From Publishers Weekly
In this interesting but uneven book, Reardon (Oysters: A Culinary Celebration) profiles three women who decisively changed the way Americans think about food: M.F.K. Fisher, whose wide-ranging curiosity about cuisine and cooking was given rein in idiosyncratic, elegant prose; Julia Child, who brought academic rigor and a beguiling lack of pretention to her authoritative cookbooks and various television series; and Alice Waters, whose influential Berkeley, Calif., restaurant, Chez Panisse, emphasized the pleasures of fresh, simply prepared, organic food served at its peak. ("Once you taste a tomato in the summer, you won't eat a tomato in the winter.") The three portraits overlap a bit awkwardly, and revelations of private triumphs and crises-Fisher's health problems; Julia Child's anguished decision to place her husband, Paul, in a nursing home; Waters's romantic entanglements-seem intrusive, given Reardon's prevailing emphasis on the professional lives of these women.
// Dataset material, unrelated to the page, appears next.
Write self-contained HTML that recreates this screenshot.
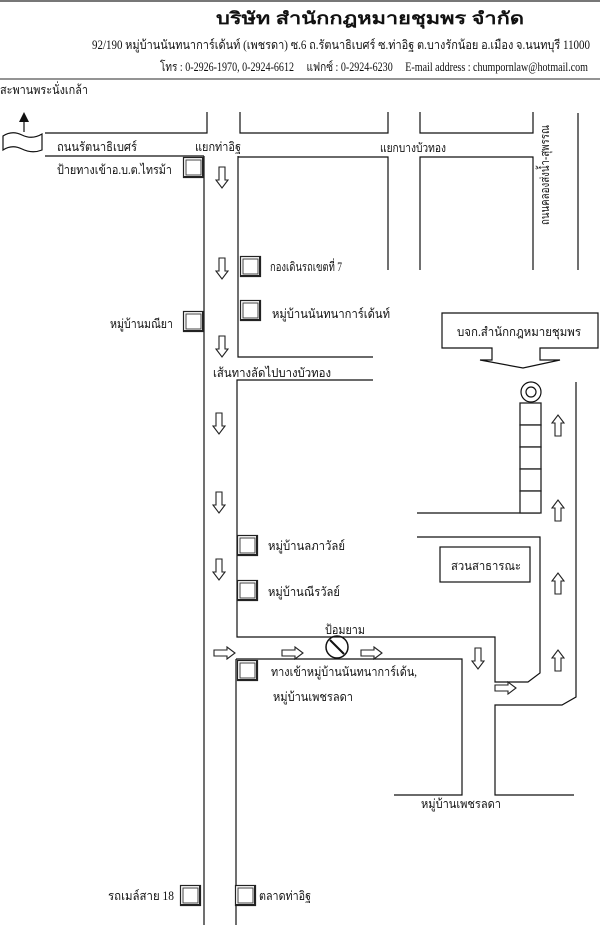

Copyright 1994 Reed Business Information, Inc.
From Library Journal
Reardon (Oysters, LJ 10/15/84), whose articles have been published in the Los Angeles Times and Christian Science Monitor, serves up a savory biographical repast about three women who revolutioned the culinary arts in America. Breaking the traditional mold of describing food merely in terms of process and presentation, each brought forth unbridled artistic aspects previously unknown to the culinary scene. The author recounts how M.F.K. Fisher's culinary writings have reminded readers that food is not only a necessity but an art. She reveals how Julia Child, the grande dame of televised cookery, cultivated a renewed interest in French cuisine and gourmet foods for many Americans and how Alice Waters popularized the traditions of California cookery from her Chez Panisse restaurant in Berkeley, California, with her emphasis on fresh, locally grown, and seasonal ingredients. Reardon discusses mutual friendships and parallels in the lives of these three women. She emphasizes that, with roots in California and strong influences from France, each has instilled a new artistic spirit in American cookery. Recommended for general readers.